Une gifle et tout vacille

En déplacement au Vietnam, Emmanuel Macron est giflé par son épouse. Une scène brève, reprise par les réseaux. D’un geste, un trouble. Il est donc légitime de se demander ce que cette séquence engage.

Le scandale d’un geste non conforme

Dans l’espace public, les corps ne se valent pas. Une femme qui gifle un homme, surtout s’il est chef d’État, ne produit pas les mêmes effets symboliques qu’un homme qui giflerait une femme. Non parce que la violence serait différente, mais parce qu’elle déjoue les représentationssociales ancrées dans des siècles de domination masculine.

Ce n’est pas la gifle en elle-même qui est inédite : c’est son adresse. Si l’image frappe, c’est qu’elle bouleverse une structure implicite du pouvoir, où l’homme est supposé dominer, contenir, incarner la maîtrise. Ici, au contraire, c’est une femme qui exerce la violence — même symbolique — sur une figure masculine d’autorité. Cette inversion des rôles attendus produit du désordre, du malaise, et parfois, un rire nerveux (celui qu’on voit sur le visage de Macron lui-même).

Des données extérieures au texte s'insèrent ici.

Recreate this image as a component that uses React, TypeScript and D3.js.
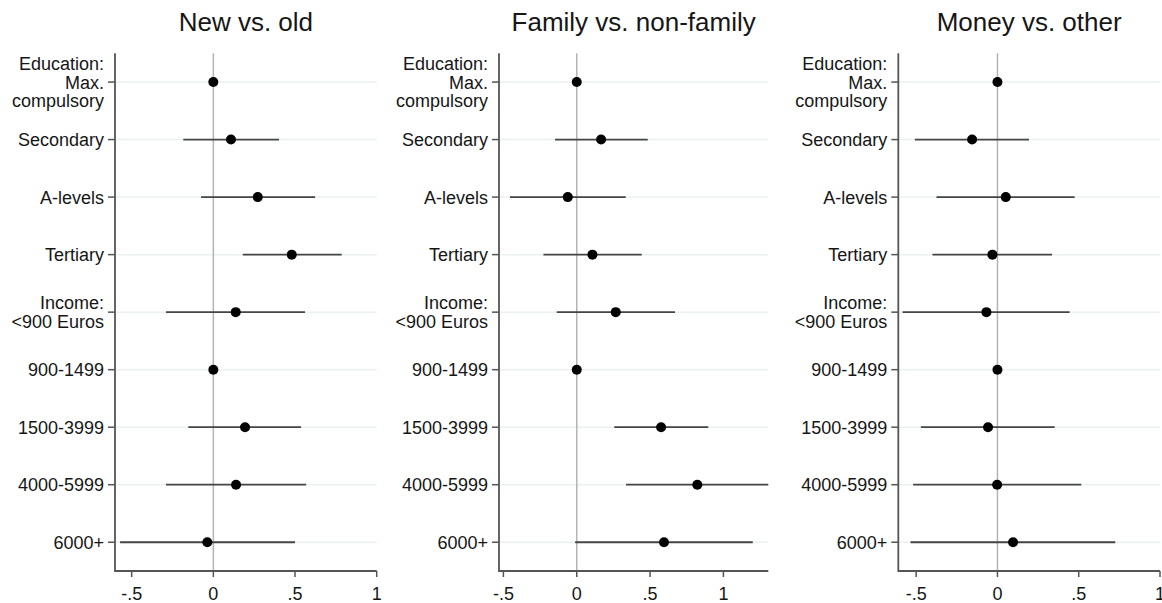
import React from "react";
import * as d3 from "d3";

const categories: string[][] = [
  ["Education:", "Max.", "compulsory"],
  ["Secondary"],
  ["A-levels"],
  ["Tertiary"],
  ["Income:", "<900 Euros"],
  ["900-1499"],
  ["1500-3999"],
  ["4000-5999"],
  ["6000+"],
];

const panelTitles = ["New vs. old", "Family vs. non-family", "Money vs. other"];

const newOldEst = [0, 0.108, 0.272, 0.48, 0.137, 0, 0.194, 0.139, -0.037];
const newOldLo = [0, -0.184, -0.075, 0.18, -0.29, 0, -0.153, -0.29, -0.571];
const newOldHi = [0, 0.402, 0.623, 0.786, 0.561, 0, 0.537, 0.568, 0.5];

const familyEst = [0, 0.166, -0.061, 0.107, 0.266, 0, 0.575, 0.822, 0.595];
const familyLo = [0, -0.148, -0.455, -0.227, -0.136, 0, 0.256, 0.336, -0.011];
const familyHi = [0, 0.484, 0.334, 0.443, 0.67, 0, 0.897, 1.4, 1.2];

const moneyEst = [0, -0.156, 0.051, -0.031, -0.068, 0, -0.058, -0.002, 0.096];
const moneyLo = [0, -0.508, -0.375, -0.4, -0.584, 0, -0.471, -0.519, -0.535];
const moneyHi = [0, 0.194, 0.475, 0.336, 0.444, 0, 0.352, 0.516, 0.725];

const xTicks = [-0.5, 0, 0.5, 1];
const xTickLabels = ["-.5", "0", ".5", "1"];

const panelDomains: [number, number][] = [
  [-0.602, 1.0],
  [-0.53, 1.306],
  [-0.61, 1.0],
];
const panelRanges: [number, number][] = [
  [115, 376.7],
  [499, 768.3],
  [898.3, 1160],
];

const panelData = [
  { est: newOldEst, lo: newOldLo, hi: newOldHi },
  { est: familyEst, lo: familyLo, hi: familyHi },
  { est: moneyEst, lo: moneyLo, hi: moneyHi },
];

const FONT = "'Liberation Sans', Arial, Helvetica, sans-serif";
const TEXT = "#161616";

export default function App() {
  const yScale = d3.scaleLinear().domain([0.5, 9.5]).range([53.3, 571]);
  const yTop = yScale(0.5);
  const yBot = yScale(9.5);

  return (
    <svg
      width={1162}
      height={603}
      style={{ position: "absolute", left: 0, top: 0, background: "#fff" }}
      fontFamily={FONT}
    >
      <defs>
        {panelRanges.map((r, i) => (
          <clipPath id={`clip${i}`} key={i}>
            <rect x={r[0]} y={yTop} width={r[1] - r[0]} height={yBot - yTop} />
          </clipPath>
        ))}
      </defs>
      {panelTitles.map((title, p) => {
        const x = d3.scaleLinear().domain(panelDomains[p]).range(panelRanges[p]);
        const [x0, x1] = panelRanges[p];
        const data = panelData[p];
        return (
          <g key={p}>
            <text
              x={(x0 + x1) / 2}
              y={31}
              textAnchor="middle"
              fontSize={26}
              fill={TEXT}
            >
              {title}
            </text>
            {categories.map((_, i) => (
              <line
                key={"g" + i}
                x1={x0}
                x2={x1}
                y1={yScale(i + 1)}
                y2={yScale(i + 1)}
                stroke="#eaf1f1"
                strokeWidth={1.5}
              />
            ))}
            <line
              x1={x(0)}
              x2={x(0)}
              y1={yTop}
              y2={yBot}
              stroke="#b4b4b4"
              strokeWidth={1.5}
            />
            <g clipPath={`url(#clip${p})`}>
              {data.est.map((e, i) =>
                data.lo[i] !== data.hi[i] ? (
                  <line
                    key={"ci" + i}
                    x1={x(data.lo[i])}
                    x2={x(data.hi[i])}
                    y1={yScale(i + 1)}
                    y2={yScale(i + 1)}
                    stroke="#454545"
                    strokeWidth={1.8}
                  />
                ) : null
              )}
            </g>
            {data.est.map((e, i) => (
              <circle key={"pt" + i} cx={x(e)} cy={yScale(i + 1)} r={5} fill="#000" />
            ))}
            <line x1={x0} x2={x0} y1={yTop} y2={yBot + 0.9} stroke="#555" strokeWidth={1.8} />
            {categories.map((lines, i) => {
              const yc = yScale(i + 1);
              const lh = 18.5;
              const start = yc - ((lines.length - 1) * lh) / 2;
              return (
                <g key={"yl" + i}>
                  <line x1={x0 - 7} x2={x0} y1={yc} y2={yc} stroke="#555" strokeWidth={1.5} />
                  <text textAnchor="end" fontSize={18} fill={TEXT}>
                    {lines.map((l, j) => (
                      <tspan key={j} x={x0 - 11} y={start + j * lh} dy="0.36em">
                        {l}
                      </tspan>
                    ))}
                  </text>
                </g>
              );
            })}
            <line x1={x0} x2={x1} y1={yBot} y2={yBot} stroke="#555" strokeWidth={1.8} />
            {xTicks.map((t, k) => (
              <g key={"xt" + k}>
                <line x1={x(t)} x2={x(t)} y1={yBot} y2={yBot + 6} stroke="#555" strokeWidth={1.5} />
                <text x={x(t)} y={600} textAnchor="middle" fontSize={18} fill={TEXT}>
                  {xTickLabels[k]}
                </text>
              </g>
            ))}
          </g>
        );
      })}
    </svg>
  );
}
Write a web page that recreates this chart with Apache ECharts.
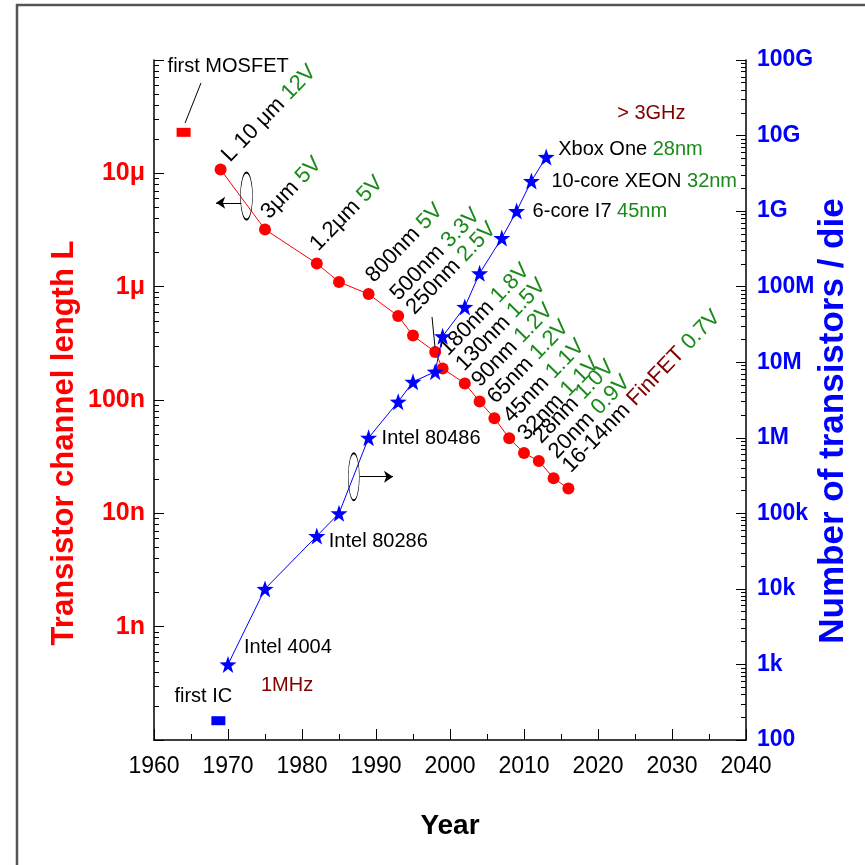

Une structure de domination révélée par contraste

Ce trouble met au jour, par effet de renversement, une structure sociale habituelle : celle dans laquelle les femmes sont les victimes majoritaires, récurrentes, systémiques de violences conjugales et sexistes. Didier Fassin parle, à ce propos, d’une « politique de la vie » : certaines vies comptent plus que d’autres, certains corps suscitent davantage d’attention, de soin, d’écoute (La vie. Mode d’emploi critique, Seuil, 2018). Une gifle qui vise un homme public, célèbre et puissant, déclenche un tumulte médiatique. Les femmes anonymes, frappées, tuées, ne déchaînent pas la même mobilisation.

Ce décalage de réception n’est pas accidentel. Il est le produit d’un ordre sexuel et politique qui hiérarchise les expériences et les réactions qu’elles suscitent. Là où la violence masculine contre les femmes est banalisée, la violence féminine contre un homme détonne. Et ce qui détonne attire l’attention.

Chiffres, réalités et silence

Selon le bilan officiel du ministère de l’Intérieur, 94 femmes ont été tuées par leur conjoint ou ex-conjoint en 2023 en France. Le même rapport recense 244 000 victimes de violences conjugales enregistrées par les forces de l’ordre en 2022, dont 87 % sont des femmes.

Le Haut Conseil à l’égalité souligne par ailleurs que ces chiffres sont largement sous-évalués, du fait de la non-dénonciation des faits, de la peur, du déni ou de la honte. Dans un rapport de 2023, il est établi que seulement 10 % des victimes portent plainte.

Ces violences systémiques, bien que documentées, restent à la marge du débat public. Elles n’indignent plus. Elles deviennent une donnée statistique, une fatalité presque admise.

Si la gifle de Brigitte Macron trouble, c’est peut-être parce qu’elle agit comme un miroir inversé. Elle nous oblige à voir ce que nous ne voyons pas : que la violence nous bouleverse davantage lorsqu’elle touche un homme, surtout puissant, que lorsqu’elle frappe, au quotidien, des femmes que nous avons appris à ne plus entendre.